Functional additive models on manifolds of planar shapes and forms
This work addresses the problem of statistical modeling for shape and form data in fields like biology and biophysics, representing an incremental extension of existing methods to handle geometric constraints.
The authors tackled the problem of regression modeling for planar shapes and forms by extending generalized additive models to respect quotient geometry, using squared geodesic distance as loss and a geodesic response function. They proposed a Riemannian L2-Boosting algorithm for fitting and demonstrated its usefulness in analyzing astragalus shapes, cell forms, and bottle outlines.

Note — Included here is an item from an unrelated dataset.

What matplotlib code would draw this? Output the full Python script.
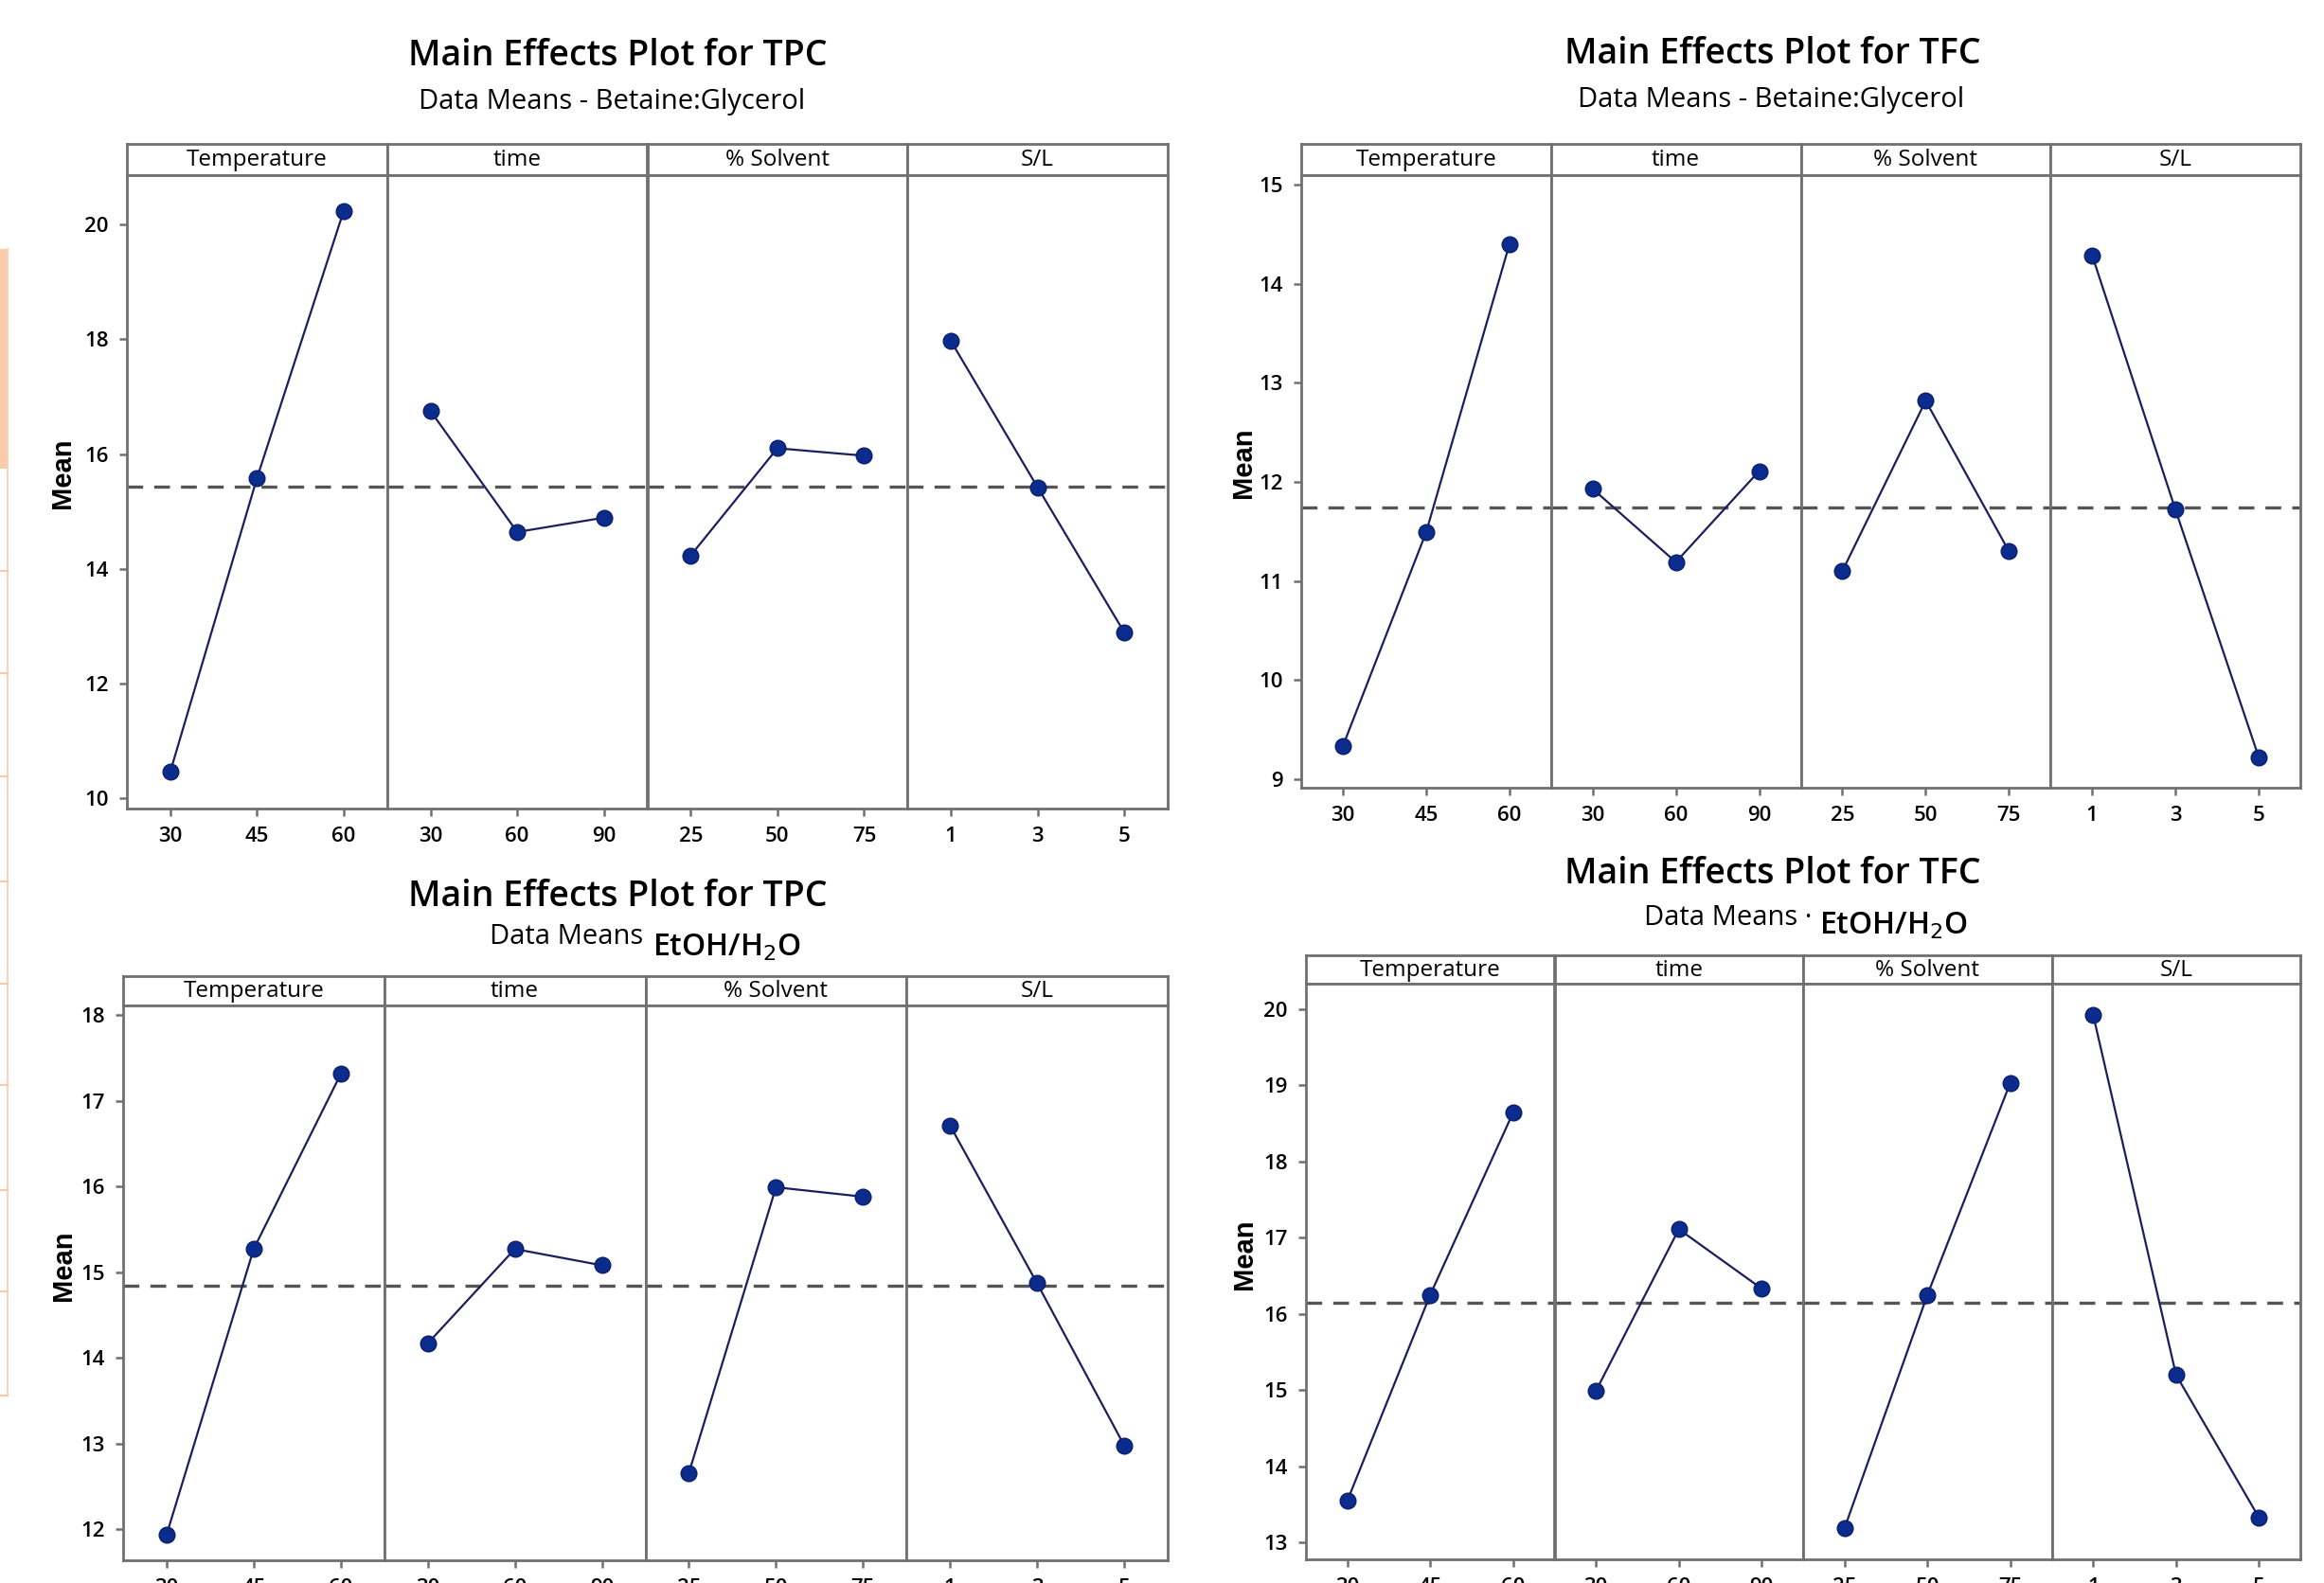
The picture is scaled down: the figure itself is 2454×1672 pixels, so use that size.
import matplotlib
matplotlib.use("Agg")
import matplotlib.pyplot as plt
import numpy as np
from matplotlib.patches import Rectangle
from matplotlib.lines import Line2D

# ---------------- data ----------------
factors = ["Temperature", "time", "% Solvent", "S/L"]
temperature_levels = ["30", "45", "60"]
time_levels = ["30", "60", "90"]
solvent_levels = ["25", "50", "75"]
sl_levels = ["1", "3", "5"]
level_labels = [temperature_levels, time_levels, solvent_levels, sl_levels]

# TPC, Betaine:Glycerol
tpc_bg_temperature = [10.46, 15.58, 20.24]
tpc_bg_time = [16.75, 14.64, 14.89]
tpc_bg_solvent = [14.23, 16.10, 15.97]
tpc_bg_sl = [17.97, 15.42, 12.89]

# TFC, Betaine:Glycerol
tfc_bg_temperature = [9.33, 11.49, 14.40]
tfc_bg_time = [11.93, 11.19, 12.11]
tfc_bg_solvent = [11.10, 12.82, 11.30]
tfc_bg_sl = [14.29, 11.72, 9.22]

# TPC, EtOH/H2O
tpc_et_temperature = [11.94, 15.27, 17.31]
tpc_et_time = [14.17, 15.27, 15.08]
tpc_et_solvent = [12.66, 15.99, 15.88]
tpc_et_sl = [16.71, 14.87, 12.98]

# TFC, EtOH/H2O
tfc_et_temperature = [13.55, 16.25, 18.64]
tfc_et_time = [14.99, 17.11, 16.33]
tfc_et_solvent = [13.19, 16.25, 19.03]
tfc_et_sl = [19.92, 15.20, 13.33]

tpc_bg_yticks = [10, 12, 14, 16, 18, 20]
tfc_bg_yticks = [9, 10, 11, 12, 13, 14, 15]
tpc_et_yticks = [12, 13, 14, 15, 16, 17, 18]
tfc_et_yticks = [13, 14, 15, 16, 17, 18, 19, 20]

# ---------------- style ----------------
W, H = 2454, 1672
FRAME = "#707070"
LINE = "#1c1f5e"
MARK = "#0b2c8c"
MARK_EDGE = "#08206a"
TXT_FAMILY = ["Open Sans", "DejaVu Sans"]

fig = plt.figure(figsize=(W / 100, H / 100), dpi=100)
fig.patch.set_facecolor("white")


def fx(x):
    return x / W


def fy(y):
    return 1 - y / H


def panel(left, right, strip_top, strip_bot, bottom, series, yticks, ylim):
    n = len(series)
    width = (right - left) / n
    allvals = np.concatenate([np.asarray(s) for s in series])
    grand_mean = allvals.mean()
    for j, vals in enumerate(series):
        x0 = left + j * width
        # strip header
        sax = fig.add_axes([fx(x0), fy(strip_bot), width / W, (strip_bot - strip_top) / H])
        sax.set_xticks([])
        sax.set_yticks([])
        for sp in sax.spines.values():
            sp.set_color(FRAME)
            sp.set_linewidth(2.0)
        sax.text(0.5, 0.47, factors[j], ha="center", va="center", fontsize=17.5,
                 family=TXT_FAMILY, fontweight="medium", transform=sax.transAxes,
                 color="black")
        # data axes
        ax = fig.add_axes([fx(x0), fy(bottom), width / W, (bottom - strip_bot) / H])
        xs = np.arange(len(vals))
        ax.axhline(grand_mean, color="#555555", lw=2.4, ls=(0, (5, 3.5)), zorder=1)
        ax.plot(xs, vals, color=LINE, lw=1.6, zorder=2)
        ax.plot(xs, vals, ls="none", marker="o", ms=12, mfc=MARK, mec=MARK_EDGE,
                mew=1.0, zorder=3)
        ax.set_xlim(-0.5, len(vals) - 0.5)
        ax.set_ylim(*ylim)
        ax.set_xticks(xs)
        ax.set_xticklabels(level_labels[j], fontsize=16, family=TXT_FAMILY,
                           fontweight="semibold")
        if j == 0:
            ax.set_yticks(yticks)
            ax.set_yticklabels([str(t) for t in yticks], fontsize=16, family=TXT_FAMILY,
                               fontweight="semibold")
        else:
            ax.set_yticks([])
        ax.tick_params(axis="both", direction="out", length=6, width=1.8,
                       color=FRAME, pad=8)
        for sp in ax.spines.values():
            sp.set_color(FRAME)
            sp.set_linewidth(2.0)


def mean_label(xc, yc):
    fig.text(fx(xc), fy(yc), "Mean", rotation=90, ha="center", va="center",
             fontsize=21, fontweight="bold", family=["Liberation Sans", "DejaVu Sans"])


def title(xc, yc, s):
    fig.text(fx(xc), fy(yc), s, ha="center", va="center", fontsize=27,
             fontweight="semibold", family=TXT_FAMILY)


def subtitle(xc, yc, s):
    fig.text(fx(xc), fy(yc), s, ha="center", va="center", fontsize=21,
             fontweight="medium", family=TXT_FAMILY)


# Panel A
panel(134, 1233, 152, 185, 854,
      [tpc_bg_temperature, tpc_bg_time, tpc_bg_solvent, tpc_bg_sl],
      tpc_bg_yticks, (9.82, 20.86))
title(652, 59, "Main Effects Plot for TPC")
subtitle(646, 107, "Data Means - Betaine:Glycerol")
mean_label(66, 500)

# Panel B
panel(1374, 2429, 152, 185, 832,
      [tfc_bg_temperature, tfc_bg_time, tfc_bg_solvent, tfc_bg_sl],
      tfc_bg_yticks, (8.91, 15.10))
title(1872, 57, "Main Effects Plot for TFC")
subtitle(1870, 105, "Data Means - Betaine:Glycerol")
mean_label(1313, 489)

# Panel C
panel(130, 1233, 1031, 1062, 1648,
      [tpc_et_temperature, tpc_et_time, tpc_et_solvent, tpc_et_sl],
      tpc_et_yticks, (11.64, 18.11))
title(652, 947, "Main Effects Plot for TPC")
subtitle(598, 990, "Data Means")
fig.text(fx(767), fy(1001), "EtOH/H$_2$O", ha="center", va="center",
         fontsize=23, fontweight="semibold", family=TXT_FAMILY)
mean_label(67, 1337)

# Panel D
panel(1379, 2429, 1009, 1039, 1647,
      [tfc_et_temperature, tfc_et_time, tfc_et_solvent, tfc_et_sl],
      tfc_et_yticks, (12.78, 20.33))
title(1872, 923, "Main Effects Plot for TFC")
subtitle(1825, 970, "Data Means \u00b7")
fig.text(fx(1999), fy(978), "EtOH/H$_2$O", ha="center", va="center",
         fontsize=23, fontweight="semibold", family=TXT_FAMILY)
mean_label(1314, 1325)

# peach artefact at the left edge of the original picture
PEACH = "#f9cbab"
fig.add_artist(Rectangle((0, fy(495)), fx(8), (495 - 263) / H, transform=fig.transFigure,
                         facecolor=PEACH, edgecolor="none"))
fig.add_artist(Line2D([fx(8), fx(8)], [fy(263), fy(1474)], transform=fig.transFigure,
                      color="#f7d3bb", lw=1.5))
for yy in [603, 711, 820, 931, 1039, 1146, 1257, 1364, 1474]:
    fig.add_artist(Line2D([0, fx(8)], [fy(yy), fy(yy)], transform=fig.transFigure,
                          color="#f7c9aa", lw=1.5))

fig.savefig("out.png", dpi=100, facecolor="white")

The "shape" of a planar curve and/or landmark configuration is considered its equivalence class under translation, rotation and scaling, its "form" its equivalence class under translation and rotation while scale is preserved. We extend generalized additive regression to models for such shapes/forms as responses respecting the resulting quotient geometry by employing the squared geodesic distance as loss function and a geodesic response function to map the additive predictor to the shape/form space. For fitting the model, we propose a Riemannian $L_2$-Boosting algorithm well suited for a potentially large number of possibly parameter-intensive model terms, which also yields automated model selection. We provide novel intuitively interpretable visualizations for (even non-linear) covariate effects in the shape/form space via suitable tensor-product factorization. The usefulness of the proposed framework is illustrated in an analysis of 1) astragalus shapes of wild and domesticated sheep and 2) cell forms generated in a biophysical model, as well as 3) in a realistic simulation study with response shapes and forms motivated from a dataset on bottle outlines.